People—and most attorneys—think trusts are all about probate avoidance. Sure, a living trust allows the grantor (the person who makes the trust) to avoid probate. That may or may not be a big deal, depending on the jurisdiction. Certainly, if the grantor owns real estate in multiple jurisdictions, a trust is the way for them to go to avoid multiple ancillary probates.
Whether a will or a trust is used as the primary estate planning vehicle, thought should be given as to how the assets should be left to beneficiaries. Stephen C. Hartnett offers that a trust is like a tube of toothpaste. The tube can provide many protections which are not available once the toothpaste is squeezed out of the tube.

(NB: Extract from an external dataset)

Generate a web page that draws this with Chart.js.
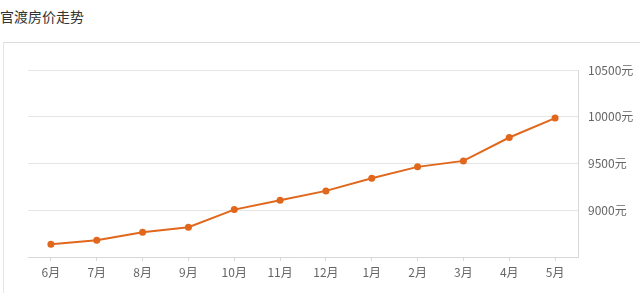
<!DOCTYPE html>
<html>
<head>
<meta charset="utf-8">
<script src="https://cdn.jsdelivr.net/npm/chart.js@4"></script>
<style>
    html, body { margin: 0; padding: 0; background: #fff; }
    body { width: 640px; height: 293px; position: relative; overflow: hidden; }
    .title {
        position: absolute; left: 0; top: 7px;
        font-family: "Noto Sans CJK SC", sans-serif; font-size: 14px; color: #333;
        line-height: 18px;
    }
    .card {
        position: absolute; left: 3px; top: 42px; right: 0; bottom: 0;
        border-top: 1px solid #ddd; border-left: 1px solid #e4e4e4;
    }
    #chart { position: absolute; left: 0; top: 0; }
</style>
</head>
<body>
<div class="title">官渡房价走势</div>
<div class="card"></div>
<canvas id="chart" width="640" height="293"></canvas>
<script>
// Months and average price (元/m²)
const months = ['6月', '7月', '8月', '9月', '10月', '11月', '12月', '1月', '2月', '3月', '4月', '5月'];
const prices = [8636, 8680, 8765, 8818, 9007, 9107, 9207, 9343, 9464, 9528, 9778, 9986];
const yTicks = [8500, 9000, 9500, 10000, 10500];

const lineColor = '#e0671c';
const gridColor = '#e6e6e6';
const font = { family: '"Noto Sans CJK SC", sans-serif', size: 12 };

const ctx = document.getElementById('chart').getContext('2d');
new Chart(ctx, {
    type: 'line',
    data: {
        labels: months,
        datasets: [{
            label: '房价',
            data: prices,
            borderColor: lineColor,
            backgroundColor: lineColor,
            borderWidth: 2,
            pointRadius: 3.5,
            pointBackgroundColor: lineColor,
            pointBorderWidth: 0,
            tension: 0,
            fill: false
        }]
    },
    options: {
        responsive: false,
        animation: false,
        layout: { padding: { left: 28, top: 70, right: 0, bottom: 0 } },
        plugins: {
            legend: { display: false },
            tooltip: { enabled: false }
        },
        scales: {
            x: {
                offset: true,
                grid: { drawOnChartArea: false, tickLength: 4, color: '#d8d8d8' },
                border: { color: '#d8d8d8' },
                ticks: { color: '#666', font: font, padding: 4, maxRotation: 0 },
                afterFit: (scale) => { scale.height = 36; }
            },
            y: {
                position: 'right',
                min: 8500,
                max: 10500,
                afterBuildTicks: (scale) => { scale.ticks = yTicks.map(v => ({ value: v })); },
                grid: { color: gridColor, drawTicks: false },
                border: { color: '#d8d8d8' },
                ticks: {
                    color: '#666', font: font, padding: 10,
                    callback: (v) => v === 8500 ? '' : v + '元'
                },
                afterFit: (scale) => { scale.width = 62; }
            }
        }
    }
});
</script>
</body>
</html>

Trusts can be drafted to eliminate or minimize estate tax. If an asset is owned by a specialized estate tax trust, versus by the grantor outright, the asset can be excluded from the beneficiary's taxable estate. This savings can be great for a beneficiary receiving an inheritance—more to loved ones and less to the government, as well as for the beneficiary who would have a taxable estate once inherited assets are included. In some instances the beneficiary may be the trustee of such a trust as long as an "ascertainable standard" is utilized, such as health, education, maintenance, and support.

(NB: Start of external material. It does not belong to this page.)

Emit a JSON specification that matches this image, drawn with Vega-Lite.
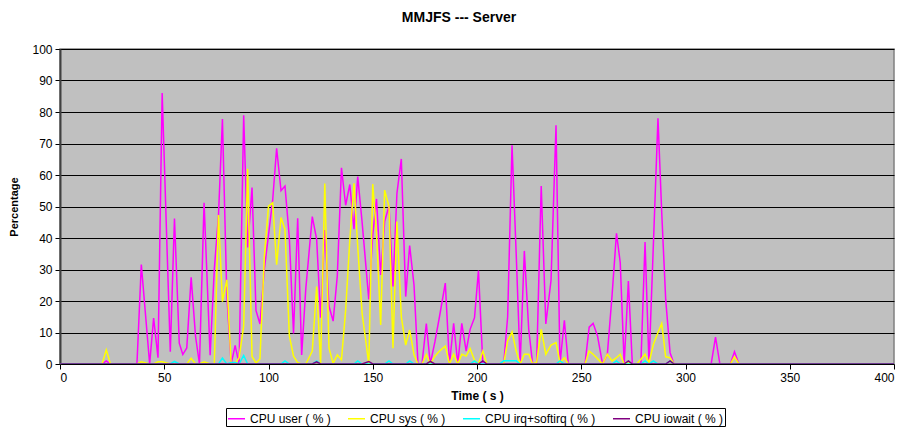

Trusts can keep inherited assets free of claims from the beneficiary's creditors and ex-spouses. The grantor can feel comfortable knowing what they leave behind for their family doesn't end up in the hands of someone they've never met before. A fully discretionary trust is free from almost all creditors in most states, but careful attention should be paid that the beneficiary is not be the trustee of such a trust. Whether a beneficiary may be a trustee is a case-by-case question depending on the purpose of the trust and how it is drafted.
Trusts may allow assets to be available for the beneficiary's "special needs," yet allow the beneficiary to remain qualified for governmental benefits. If a beneficiary has a disability and may need Medicaid or SSI in the future, a special needs trust should be considered. This trust provides that assets are available only for purposes above and beyond basic needs, which is what the governmental benefits are designed cover. The same concept may be applied even if a beneficiary does not have special needs, but rather is financially immature or needs some motivation to not rely on inheritance as the primary means of support.

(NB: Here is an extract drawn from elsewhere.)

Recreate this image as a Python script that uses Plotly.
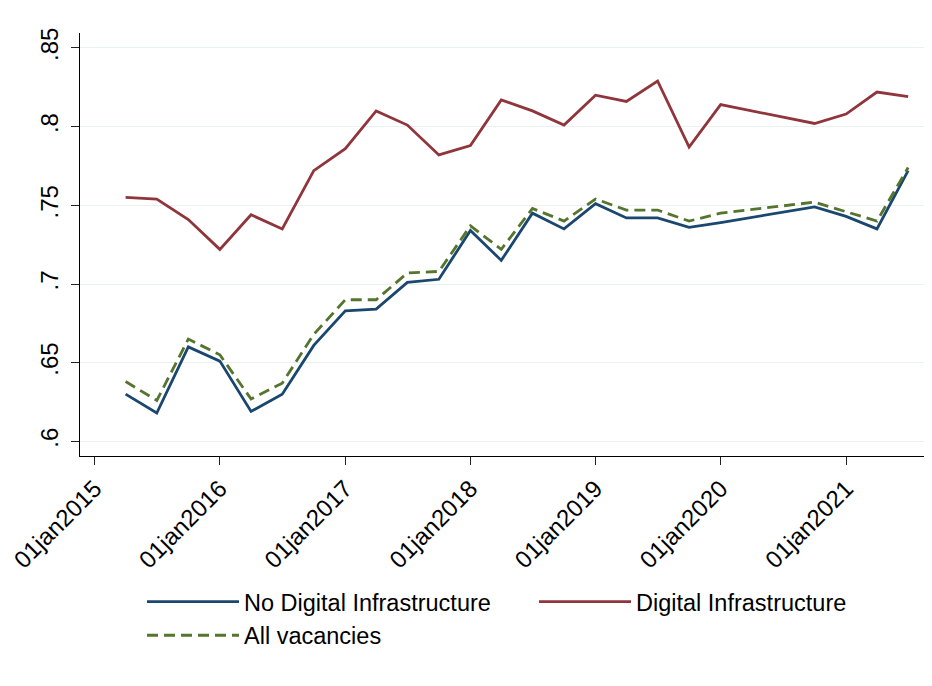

Trusts enable someone other than the beneficiary to manage the funds for the beneficiary's benefit, if appropriate. This is particularly useful if the beneficiary has not attained sufficient maturity or discretion, even if they have attained the legal age of majority.
There are many good reasons to utilize trusts as part of estate planning; probate avoidance is but one. Remember, once the toothpaste is out of the tube, it may be difficult or impossible to get it back in the tube—in other words, it may be impossible to get those protections in another manner.